Di tengah derasnya arus modernisasi, teknologi digital mengubah hampir setiap aspek kehidupan, termasuk peran seorang ayah dalam keluarga. Ayah tidak lagi sekadar pencari nafkah, tetapi juga dipandang sebagai figur pengasuh yang harus mampu membangun hubungan emosional dengan anak. Namun, perubahan ini tidak selalu berjalan mulus. Fenomena yang kini dikenal sebagai daddy blues menjadi salah satu tantangan besar yang dihadapi para ayah di era ini.
Daddy blues menggambarkan kondisi emosional ayah yang merasa kewalahan, cemas, atau bahkan depresi akibat tekanan peran baru mereka. Meski sering dianggap sebagai isu sepele dibandingkan dengan baby blues yang dialami ibu, fenomena ini justru berpotensi menciptakan dampak negatif yang signifikan jika tidak segera disadari dan ditangani dengan baik.
Transformasi Peran Ayah di Era Modern
Di masa lalu, peran ayah cenderung sederhana dan berpusat pada tanggung jawab finansial. Ayah jarang terlibat dalam pengasuhan anak secara langsung karena tugas tersebut lebih sering dianggap sebagai tanggung jawab ibu. Namun, di era digital, konsep keluarga modern telah bergeser.
Peran ayah kini mencakup berbagai aspek: menjadi pengasuh, pendidik, motivator, dan mitra sejajar bagi pasangan. Perubahan ini tentu membawa dampak positif, terutama bagi perkembangan anak. Sebuah penelitian yang diterbitkan oleh American Psychological Association menyebutkan bahwa keterlibatan ayah dalam pengasuhan secara aktif dapat meningkatkan kepercayaan diri anak, prestasi akademik, hingga kemampuan sosial mereka.

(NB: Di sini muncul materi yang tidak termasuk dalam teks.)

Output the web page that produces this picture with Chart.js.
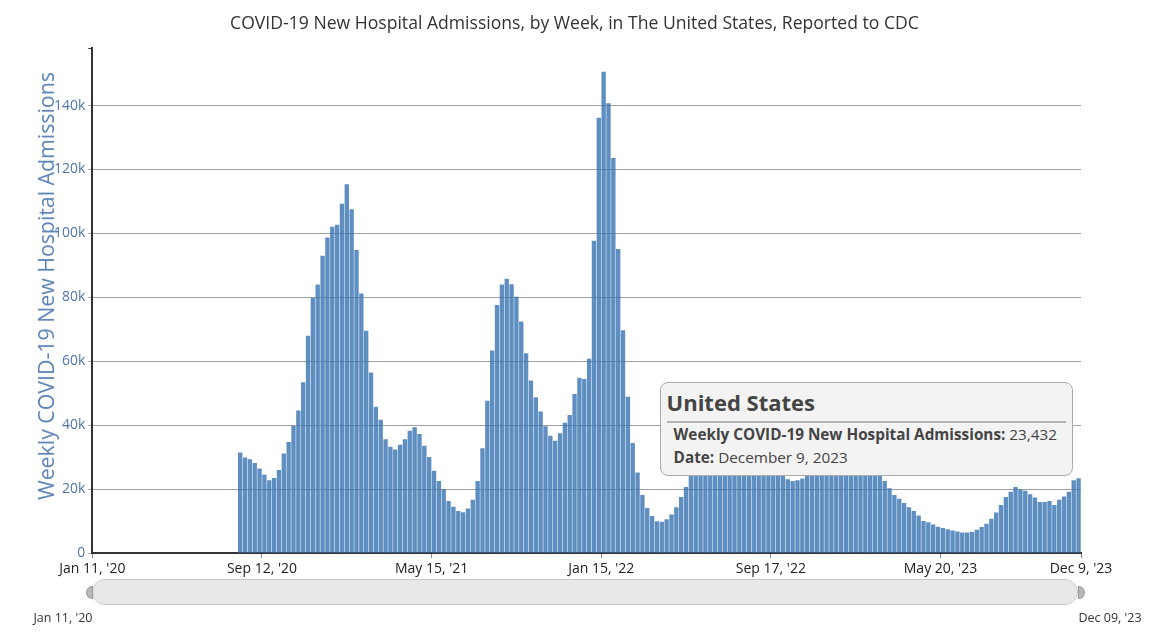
<!DOCTYPE html>
<html>
<head>
<meta charset="utf-8">
<title>COVID-19 New Hospital Admissions</title>
<script src="https://cdn.jsdelivr.net/npm/chart.js@4.4.1/dist/chart.umd.min.js"></script>
<style>
    html, body { margin: 0; padding: 0; background: #fff; }
    #wrap { position: relative; width: 1155px; height: 642px; font-family: "Open Sans", "Noto Sans", sans-serif; }
    #wrap canvas { position: absolute; left: 0; top: 0; }
    #chart-title {
        position: absolute; left: 0; top: 10px; width: 1149px; text-align: center;
        font-size: 17.6px; line-height: 24px; color: #333;
    }
    #y-title {
        position: absolute; left: 46px; top: 286px; white-space: nowrap;
        transform: translate(-50%, -50%) rotate(-90deg);
        font-size: 21.3px; line-height: 26px; color: #5a83b6;
    }
    #tip {
        position: absolute; display: none; box-sizing: border-box;
        padding: 4px 6px 6px 6px; background: #f3f3f3;
        border: 1px solid #a9a9a9; border-radius: 8px; color: #444;
        white-space: nowrap; pointer-events: none;
    }
    #tip .tt-title { font-size: 22px; font-weight: 700; line-height: 30px; padding-bottom: 4px; border-bottom: 2px solid #b5b5b5; }
    #tip .tt-line { font-size: 15.3px; line-height: 23px; padding-left: 7px; padding-right: 9px; }
    #tip .tt-line:first-of-type { margin-top: 3px; }
    #slider {
        position: absolute; left: 92px; top: 579px; width: 986px; height: 26px; box-sizing: border-box;
        background: #e8e8e8; border: 1px solid #cacaca; border-radius: 13px;
    }
    .handle {
        position: absolute; top: 586px; width: 7px; height: 13px; box-sizing: border-box;
        background: #b8b8b8; border: 1px solid #999;
    }
    #h-left { left: 86px; border-radius: 7px 0 0 7px; }
    #h-right { left: 1078px; border-radius: 0 7px 7px 0; }
    .slabel { position: absolute; top: 609px; font-size: 12.5px; color: #333; width: 90px; text-align: center; }
</style>
</head>
<body>
<div id="wrap">
    <canvas id="admissions_chart" width="1155" height="642"></canvas>
    <div id="chart-title">COVID-19 New Hospital Admissions, by Week, in The United States, Reported to CDC</div>
    <div id="y-title">Weekly COVID-19 New Hospital Admissions</div>
    <div id="slider"></div>
    <div class="handle" id="h-left"></div>
    <div class="handle" id="h-right"></div>
    <div class="slabel" id="s-left" style="left:18px">Jan 11, '20</div>
    <div class="slabel" id="s-right" style="left:1065px">Dec 09, '23</div>
    <div id="tip"></div>
</div>
<script>
// weeks are counted from the week ending Jan 11, 2020 (week 0)
var startDate = new Date(2020, 0, 11);
var lastWeek = 204;
var firstReportedWeek = 31;

// weekly new hospital admissions (from week 31 to week 204)
var admissions = [
    31500, 29900, 29400, 28200, 26500, 24500, 22800, 23500, 26000, 31200,
    34800, 39800, 44600, 53500, 68000, 79900, 84000, 93000, 98700, 102100,
    102700, 109300, 115400, 107600, 94800, 81200, 69600, 56500, 45800, 41700,
    35600, 33300, 32400, 33900, 35600, 38300, 39400, 37300, 33600, 30100,
    25800, 22600, 20000, 16300, 14500, 13200, 12800, 14000, 16700, 22600,
    32800, 47700, 63400, 77600, 84000, 85800, 84100, 80200, 72500, 62500,
    54000, 48800, 44300, 39700, 36700, 35200, 37500, 40800, 43200, 49800,
    54900, 54500, 60800, 97700, 136200, 150600, 140700, 123600, 95100, 69700,
    48900, 34500, 25200, 18200, 14100, 11600, 10000, 9800, 10600, 12100,
    14400, 17600, 20700, 24800, 26000, 27300, 28600, 30200, 32000, 34000,
    35600, 36400, 36600, 35800, 34600, 33200, 31400, 29800, 28300, 27000,
    25900, 25000, 24800, 23100, 22600, 22800, 23400, 24600, 26400, 30500,
    34800, 37600, 38900, 39600, 44200, 41500, 35800, 31200, 28000, 26200,
    25300, 25000, 24700, 22600, 20300, 18200, 17000, 15700, 14400, 13200,
    11800, 10100, 9700, 9000, 8300, 7900, 7500, 7100, 6800, 6500,
    6500, 6600, 7300, 8200, 9200, 10800, 12700, 15100, 17600, 19200,
    20700, 20000, 19500, 18400, 17400, 16000, 16000, 16300, 15100, 16700,
    17700, 19200, 22800, 23432
];

// x axis ticks (week index) and their labels
var tickWeeks = [0, 35, 70, 105, 140, 175, 204];
var tickLabels = ["Jan 11, '20", "Sep 12, '20", "May 15, '21", "Jan 15, '22", "Sep 17, '22", "May 20, '23", "Dec 9, '23"];

// y axis
var yTicks = [0, 20000, 40000, 60000, 80000, 100000, 120000, 140000];
var yMax = 158000;

var regionName = 'United States';
var seriesName = 'Weekly COVID-19 New Hospital Admissions';
var monthNames = ['January', 'February', 'March', 'April', 'May', 'June', 'July',
    'August', 'September', 'October', 'November', 'December'];

function weekDate(week) {
    var d = new Date(startDate.getTime());
    d.setDate(d.getDate() + week * 7);
    return d;
}

function longDate(week) {
    var d = weekDate(week);
    return monthNames[d.getMonth()] + ' ' + d.getDate() + ', ' + d.getFullYear();
}

// each bar covers the 7 days ending on its date
var barData = [];
for (var i = 0; i < admissions.length; i++) {
    barData.push({ x: firstReportedWeek + i - 0.5, y: admissions[i], week: firstReportedWeek + i });
}

var blueText = '#4f78aa';

function renderTip(context) {
    var tip = context.tooltip;
    var el = document.getElementById('tip');
    if (tip.opacity === 0 || !tip.dataPoints || !tip.dataPoints.length) {
        el.style.display = 'none';
        return;
    }
    var dp = tip.dataPoints[0];
    el.innerHTML = '<div class="tt-title">' + regionName + '</div>' +
        '<div class="tt-line"><b>' + seriesName + ':</b> ' + dp.raw.y.toLocaleString('en-US') + '</div>' +
        '<div class="tt-line"><b>Date:</b> ' + longDate(dp.raw.week) + '</div>';
    el.style.display = 'block';
    // sit up-left of the top of the hovered bar
    var bar = dp.element;
    el.style.left = (bar.x - el.offsetWidth - 6) + 'px';
    el.style.top = (bar.y - el.offsetHeight - 2) + 'px';
}

var ctx = document.getElementById('admissions_chart').getContext('2d');
var chart = new Chart(ctx, {
    type: 'bar',
    data: {
        datasets: [{
            label: seriesName,
            data: barData,
            backgroundColor: 'rgba(55,115,178,0.8)',
            borderWidth: 0,
            categoryPercentage: 1,
            barPercentage: 0.9
        }]
    },
    options: {
        responsive: false,
        animation: false,
        events: [],
        layout: { padding: { left: 51, right: 74, top: 48, bottom: 63 } },
        plugins: {
            legend: { display: false },
            title: { display: false },
            tooltip: { enabled: false, external: renderTip }
        },
        scales: {
            x: {
                type: 'linear',
                min: 0,
                max: lastWeek,
                offset: false,
                afterBuildTicks: function (scale) {
                    scale.ticks = tickWeeks.map(function (w) { return { value: w }; });
                },
                ticks: {
                    autoSkip: false,
                    maxRotation: 0,
                    padding: 2,
                    color: '#222',
                    font: { family: '"Open Sans"', size: 14 },
                    callback: function (value) {
                        var idx = tickWeeks.indexOf(value);
                        return idx >= 0 ? tickLabels[idx] : '';
                    }
                },
                grid: { offset: false, drawOnChartArea: false, drawTicks: true, tickLength: 5, color: '#888' },
                border: { color: '#333', width: 2 }
            },
            y: {
                min: 0,
                max: yMax,
                afterBuildTicks: function (scale) {
                    scale.ticks = yTicks.map(function (v) { return { value: v }; }).concat([{ value: yMax }]);
                },
                ticks: {
                    padding: 3,
                    color: blueText,
                    font: { family: '"Open Sans"', size: 14 },
                    callback: function (value) {
                        if (value === yMax) { return ''; }
                        return value === 0 ? '0' : (value / 1000) + 'k';
                    }
                },
                grid: {
                    tickLength: 4,
                    color: function (c) { return c.tick && c.tick.value === yMax ? 'rgba(0,0,0,0)' : '#a0a0a0'; },
                    tickColor: function (c) { return c.tick && c.tick.value === yMax ? '#333' : '#a0a0a0'; }
                },
                border: { color: '#333', width: 2 },
                title: { display: false }
            }
        }
    }
});

// show the tooltip for the latest week, as in the published chart
chart.tooltip.setActiveElements([{ datasetIndex: 0, index: admissions.length - 1 }], { x: 0, y: 0 });
chart.update();
</script>
</body>
</html>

Namun, perubahan besar ini juga membawa tantangan yang tidak bisa diabaikan. Ayah tidak hanya dituntut hadir secara fisik, tetapi juga emosional, bahkan di tengah tekanan pekerjaan yang semakin meningkat akibat konektivitas yang tiada henti. Pesan kerja, rapat daring, dan target perusahaan sering kali mencuri waktu berharga yang seharusnya dialokasikan untuk keluarga.
Tekanan Sosial dan Dampak Media Sosial
Kehadiran media sosial turut memperbesar tekanan yang dirasakan ayah modern. Di layar ponsel, kita sering melihat unggahan keluarga ideal: ayah yang tersenyum sambil bermain dengan anaknya, liburan keluarga yang tampak sempurna, atau keberhasilan seorang ayah menjalankan perannya tanpa cela. Sayangnya, realitas tidak selalu seindah apa yang tampak di media sosial.
Ayah sering merasa gagal ketika membandingkan dirinya dengan gambaran ideal tersebut. Fenomena ini dikenal sebagai comparison trap atau perangkap perbandingan. Tanpa disadari, ayah mulai mempertanyakan kemampuannya, merasa tidak cukup baik, dan terjebak dalam rasa bersalah yang berlebihan. Kondisi ini menjadi pemicu stres, bahkan depresi, yang dikenal sebagai daddy blues.
Daddy blues bukan hanya sekadar rasa lelah fisik. Ini adalah kombinasi dari tekanan psikologis, emosional, dan sosial yang dirasakan ayah karena tidak mampu memenuhi ekspektasi baik dari dirinya sendiri maupun dari lingkungan sekitarnya.